_EXERCISE PROMPT_: Extract the whole listing as it stands. Do not include the pictures.

+-------+

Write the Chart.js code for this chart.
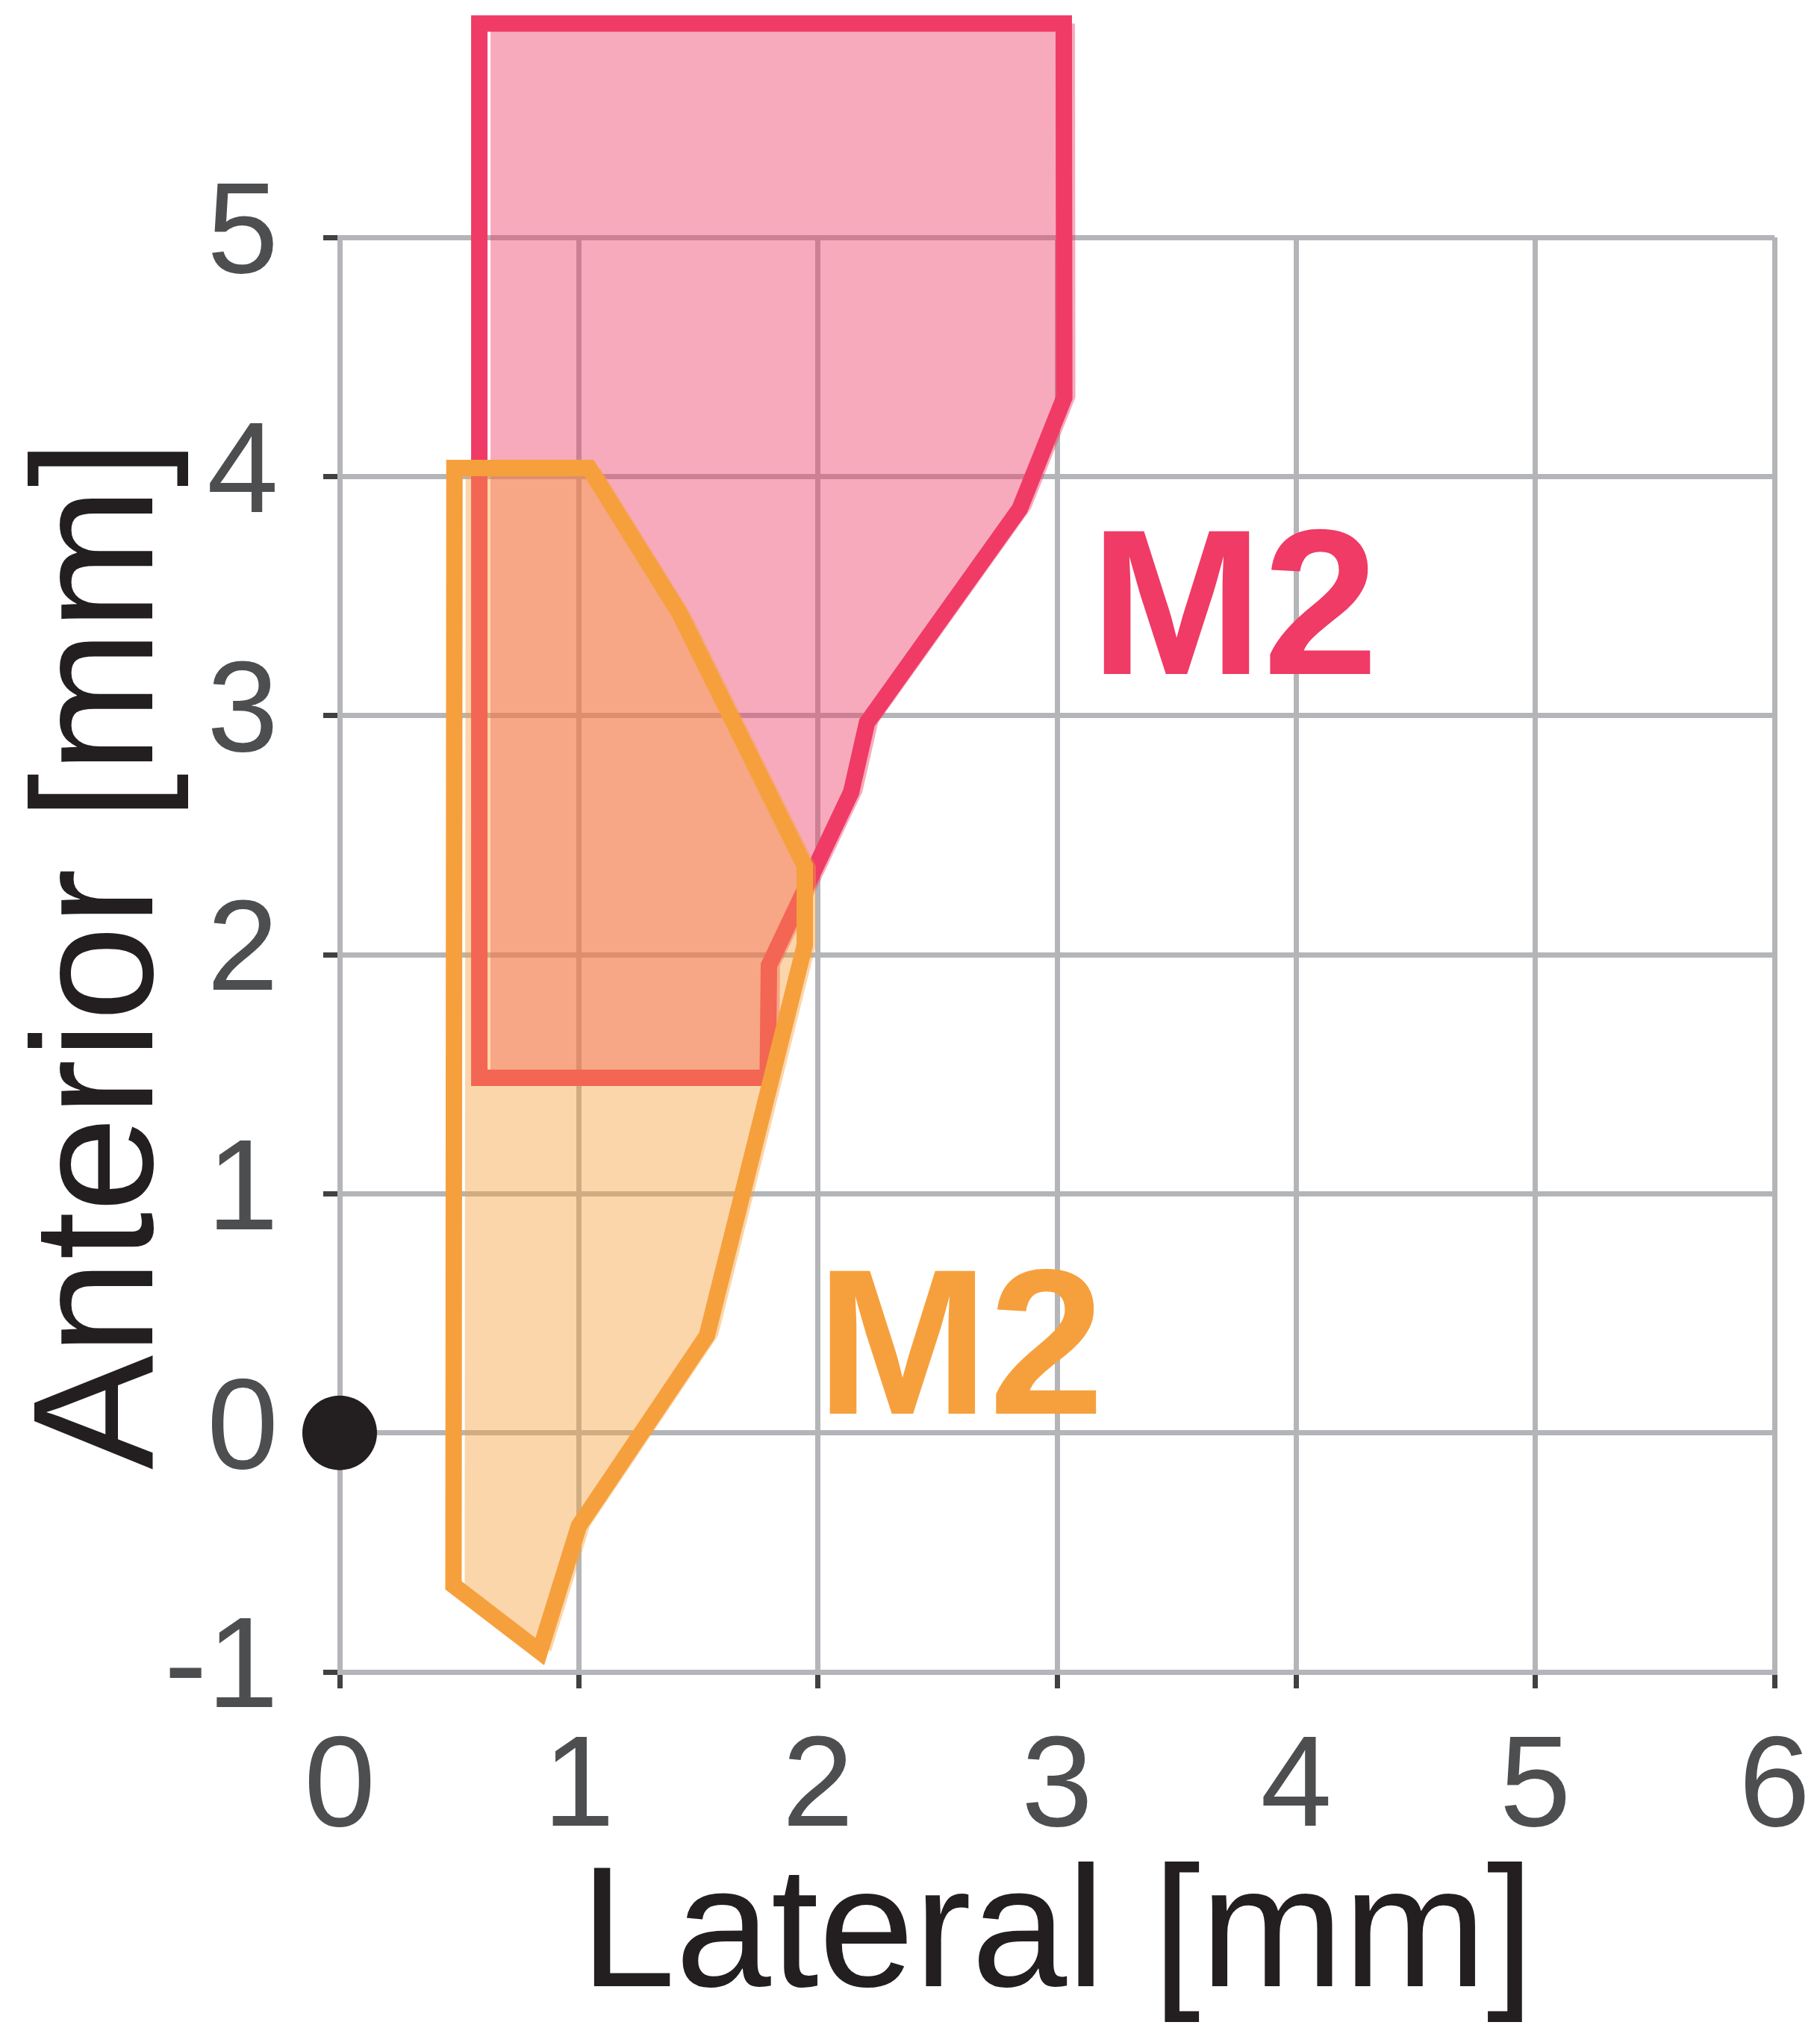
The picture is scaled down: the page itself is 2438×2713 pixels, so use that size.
<!DOCTYPE html>
<html>
<head>
<meta charset="utf-8">
<script src="https://cdn.jsdelivr.net/npm/chart.js@4.4.1/dist/chart.umd.min.js"></script>
<style>
    html, body { margin: 0; padding: 0; background: #fff; overflow: hidden; }
    canvas { display: block; }
</style>
</head>
<body>
<canvas id="areaChart" width="2438" height="2713"></canvas>
<script>
// outlines of the two M2 regions, lateral / anterior in mm
const pinkLateral = [0.584, 3.028, 3.03, 2.844, 2.205, 2.139, 1.795, 1.79, 0.584, 0.584];
const pinkAnterior = [5.894, 5.894, 4.33, 3.865, 2.97, 2.68, 1.955, 1.485, 1.485, 5.894];

const orangeLateral = [0.48, 1.043, 1.42, 1.945, 1.945, 1.536, 1.0, 0.837, 0.476, 0.48];
const orangeAnterior = [4.035, 4.035, 3.43, 2.37, 2.04, 0.407, -0.39, -0.915, -0.638, 4.035];

// bregma
const originLateral = [0];
const originAnterior = [0];

const xTicks = [0, 1, 2, 3, 4, 5, 6];
const yTicks = [-1, 0, 1, 2, 3, 4, 5];

const areaNames = ['M2', 'M2'];
const nameLateral = [3.138, 1.992];
const nameAnterior = [3.174, 0.08];

const PINK = '#EF3B65';
const ORANGE = '#F6A03D';
const FILL_SHIFT = 15;

function toPoints(xs, ys) {
    return xs.map((x, i) => ({ x: x, y: ys[i] }));
}

const regionPlugin = {
    id: 'regionPlugin',
    beforeDatasetDraw(chart, args) {
        const ds = chart.data.datasets[args.index];
        if (!ds.areaColor) return;
        const ctx = chart.ctx;
        const pts = args.meta.data;
        ctx.save();
        ctx.beginPath();
        pts.forEach((p, i) => {
            if (i === 0) ctx.moveTo(p.x + FILL_SHIFT, p.y);
            else ctx.lineTo(p.x + FILL_SHIFT, p.y);
        });
        ctx.closePath();
        ctx.fillStyle = ds.areaColor;
        ctx.fill();
        ctx.restore();
    },
    afterDatasetsDraw(chart) {
        const ctx = chart.ctx;
        const xs = chart.scales.x;
        const ys = chart.scales.y;
        const colors = [PINK, ORANGE];
        ctx.save();
        ctx.font = 'bold 278px "Liberation Sans", Arial, sans-serif';
        ctx.textAlign = 'left';
        ctx.textBaseline = 'alphabetic';
        areaNames.forEach((name, i) => {
            ctx.fillStyle = colors[i];
            ctx.fillText(name, xs.getPixelForValue(nameLateral[i]), ys.getPixelForValue(nameAnterior[i]));
        });
        ctx.restore();
    }
};

document.addEventListener('DOMContentLoaded', function () {

    const canvas = document.getElementById('areaChart');

    new Chart(canvas, {
        type: 'scatter',
        data: {
            datasets: [
                {
                    label: 'origin',
                    data: toPoints(originLateral, originAnterior),
                    pointRadius: 50,
                    pointBackgroundColor: '#231F20',
                    pointBorderWidth: 0,
                    showLine: false,
                    clip: false,
                    order: 0
                },
                {
                    label: 'M2 orange',
                    data: toPoints(orangeLateral, orangeAnterior),
                    showLine: true,
                    borderColor: ORANGE,
                    borderWidth: 22,
                    borderJoinStyle: 'miter',
                    borderCapStyle: 'square',
                    areaColor: 'rgba(246,160,61,0.43)',
                    pointRadius: 0,
                    tension: 0,
                    clip: false,
                    order: 1
                },
                {
                    label: 'M2 pink',
                    data: toPoints(pinkLateral, pinkAnterior),
                    showLine: true,
                    borderColor: PINK,
                    borderWidth: 22,
                    borderJoinStyle: 'miter',
                    borderCapStyle: 'square',
                    areaColor: 'rgba(239,59,101,0.43)',
                    pointRadius: 0,
                    tension: 0,
                    clip: false,
                    order: 2
                }
            ]
        },
        options: {
            responsive: false,
            animation: false,
            events: [],
            devicePixelRatio: 1,
            layout: {
                padding: { top: 318, right: 61, bottom: 0, left: 0 }
            },
            plugins: {
                legend: { display: false },
                tooltip: { enabled: false }
            },
            scales: {
                x: {
                    type: 'linear',
                    min: 0,
                    max: 6,
                    afterBuildTicks: (scale) => { scale.ticks = xTicks.map(v => ({ value: v })); },
                    afterFit: (scale) => {
                        scale.height = 473;
                        // let the "6" hang into the right margin
                        scale.paddingRight = 0;
                    },
                    grid: {
                        color: '#B4B5B8',
                        lineWidth: 7,
                        tickColor: '#414042',
                        tickWidth: 7,
                        tickLength: 22
                    },
                    border: { color: '#B4B5B8', width: 7 },
                    ticks: {
                        color: '#4D4E50',
                        padding: 33,
                        maxRotation: 0,
                        font: { family: '"Liberation Sans", Arial, sans-serif', size: 172 },
                        callback: (v) => String(v)
                    },
                    title: {
                        display: true,
                        text: 'Lateral [mm]',
                        color: '#231F20',
                        padding: 0,
                        font: { family: '"Liberation Sans", Arial, sans-serif', size: 230, lineHeight: 1 }
                    }
                },
                y: {
                    type: 'linear',
                    min: -1,
                    max: 5,
                    afterBuildTicks: (scale) => { scale.ticks = yTicks.map(v => ({ value: v })); },
                    afterFit: (scale) => { scale.width = 455; },
                    grid: {
                        color: '#B4B5B8',
                        lineWidth: 7,
                        tickColor: '#414042',
                        tickWidth: 7,
                        tickLength: 22
                    },
                    border: { color: '#B4B5B8', width: 7 },
                    ticks: {
                        color: '#4D4E50',
                        padding: 60,
                        font: { family: '"Liberation Sans", Arial, sans-serif', size: 172 },
                        callback: (v) => String(v)
                    },
                    title: {
                        display: true,
                        text: 'Anterior [mm]',
                        color: '#231F20',
                        padding: { top: 26, bottom: 0 },
                        font: { family: '"Liberation Sans", Arial, sans-serif', size: 230, lineHeight: 1 }
                    }
                }
            }
        },
        plugins: [regionPlugin]
    });

});
</script>
</body>
</html>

+-------+

_THE RESPONSE_:
Write the Chart.js code for this chart.
The picture is scaled down: the page itself is 2438×2713 pixels, so use that size.
<!DOCTYPE html>
<html>
<head>
<meta charset="utf-8">
<script src="https://cdn.jsdelivr.net/npm/chart.js@4.4.1/dist/chart.umd.min.js"></script>
<style>
    html, body { margin: 0; padding: 0; background: #fff; overflow: hidden; }
    canvas { display: block; }
</style>
</head>
<body>
<canvas id="areaChart" width="2438" height="2713"></canvas>
<script>
// outlines of the two M2 regions, lateral / anterior in mm
const pinkLateral = [0.584, 3.028, 3.03, 2.844, 2.205, 2.139, 1.795, 1.79, 0.584, 0.584];
const pinkAnterior = [5.894, 5.894, 4.33, 3.865, 2.97, 2.68, 1.955, 1.485, 1.485, 5.894];

const orangeLateral = [0.48, 1.043, 1.42, 1.945, 1.945, 1.536, 1.0, 0.837, 0.476, 0.48];
const orangeAnterior = [4.035, 4.035, 3.43, 2.37, 2.04, 0.407, -0.39, -0.915, -0.638, 4.035];

// bregma
const originLateral = [0];
const originAnterior = [0];

const xTicks = [0, 1, 2, 3, 4, 5, 6];
const yTicks = [-1, 0, 1, 2, 3, 4, 5];

const areaNames = ['M2', 'M2'];
const nameLateral = [3.138, 1.992];
const nameAnterior = [3.174, 0.08];

const PINK = '#EF3B65';
const ORANGE = '#F6A03D';
const FILL_SHIFT = 15;

function toPoints(xs, ys) {
    return xs.map((x, i) => ({ x: x, y: ys[i] }));
}

const regionPlugin = {
    id: 'regionPlugin',
    beforeDatasetDraw(chart, args) {
        const ds = chart.data.datasets[args.index];
        if (!ds.areaColor) return;
        const ctx = chart.ctx;
        const pts = args.meta.data;
        ctx.save();
        ctx.beginPath();
        pts.forEach((p, i) => {
            if (i === 0) ctx.moveTo(p.x + FILL_SHIFT, p.y);
            else ctx.lineTo(p.x + FILL_SHIFT, p.y);
        });
        ctx.closePath();
        ctx.fillStyle = ds.areaColor;
        ctx.fill();
        ctx.restore();
    },
    afterDatasetsDraw(chart) {
        const ctx = chart.ctx;
        const xs = chart.scales.x;
        const ys = chart.scales.y;
        const colors = [PINK, ORANGE];
        ctx.save();
        ctx.font = 'bold 278px "Liberation Sans", Arial, sans-serif';
        ctx.textAlign = 'left';
        ctx.textBaseline = 'alphabetic';
        areaNames.forEach((name, i) => {
            ctx.fillStyle = colors[i];
            ctx.fillText(name, xs.getPixelForValue(nameLateral[i]), ys.getPixelForValue(nameAnterior[i]));
        });
        ctx.restore();
    }
};

document.addEventListener('DOMContentLoaded', function () {

    const canvas = document.getElementById('areaChart');

    new Chart(canvas, {
        type: 'scatter',
        data: {
            datasets: [
                {
                    label: 'origin',
                    data: toPoints(originLateral, originAnterior),
                    pointRadius: 50,
                    pointBackgroundColor: '#231F20',
                    pointBorderWidth: 0,
                    showLine: false,
                    clip: false,
                    order: 0
                },
                {
                    label: 'M2 orange',
                    data: toPoints(orangeLateral, orangeAnterior),
                    showLine: true,
                    borderColor: ORANGE,
                    borderWidth: 22,
                    borderJoinStyle: 'miter',
                    borderCapStyle: 'square',
                    areaColor: 'rgba(246,160,61,0.43)',
                    pointRadius: 0,
                    tension: 0,
                    clip: false,
                    order: 1
                },
                {
                    label: 'M2 pink',
                    data: toPoints(pinkLateral, pinkAnterior),
                    showLine: true,
                    borderColor: PINK,
                    borderWidth: 22,
                    borderJoinStyle: 'miter',
                    borderCapStyle: 'square',
                    areaColor: 'rgba(239,59,101,0.43)',
                    pointRadius: 0,
                    tension: 0,
                    clip: false,
                    order: 2
                }
            ]
        },
        options: {
            responsive: false,
            animation: false,
            events: [],
            devicePixelRatio: 1,
            layout: {
                padding: { top: 318, right: 61, bottom: 0, left: 0 }
            },
            plugins: {
                legend: { display: false },
                tooltip: { enabled: false }
            },
            scales: {
                x: {
                    type: 'linear',
                    min: 0,
                    max: 6,
                    afterBuildTicks: (scale) => { scale.ticks = xTicks.map(v => ({ value: v })); },
                    afterFit: (scale) => {
                        scale.height = 473;
                        // let the "6" hang into the right margin
                        scale.paddingRight = 0;
                    },
                    grid: {
                        color: '#B4B5B8',
                        lineWidth: 7,
                        tickColor: '#414042',
                        tickWidth: 7,
                        tickLength: 22
                    },
                    border: { color: '#B4B5B8', width: 7 },
                    ticks: {
                        color: '#4D4E50',
                        padding: 33,
                        maxRotation: 0,
                        font: { family: '"Liberation Sans", Arial, sans-serif', size: 172 },
                        callback: (v) => String(v)
                    },
                    title: {
                        display: true,
                        text: 'Lateral [mm]',
                        color: '#231F20',
                        padding: 0,
                        font: { family: '"Liberation Sans", Arial, sans-serif', size: 230, lineHeight: 1 }
                    }
                },
                y: {
                    type: 'linear',
                    min: -1,
                    max: 5,
                    afterBuildTicks: (scale) => { scale.ticks = yTicks.map(v => ({ value: v })); },
                    afterFit: (scale) => { scale.width = 455; },
                    grid: {
                        color: '#B4B5B8',
                        lineWidth: 7,
                        tickColor: '#414042',
                        tickWidth: 7,
                        tickLength: 22
                    },
                    border: { color: '#B4B5B8', width: 7 },
                    ticks: {
                        color: '#4D4E50',
                        padding: 60,
                        font: { family: '"Liberation Sans", Arial, sans-serif', size: 172 },
                        callback: (v) => String(v)
                    },
                    title: {
                        display: true,
                        text: 'Anterior [mm]',
                        color: '#231F20',
                        padding: { top: 26, bottom: 0 },
                        font: { family: '"Liberation Sans", Arial, sans-serif', size: 230, lineHeight: 1 }
                    }
                }
            }
        },
        plugins: [regionPlugin]
    });

});
</script>
</body>
</html>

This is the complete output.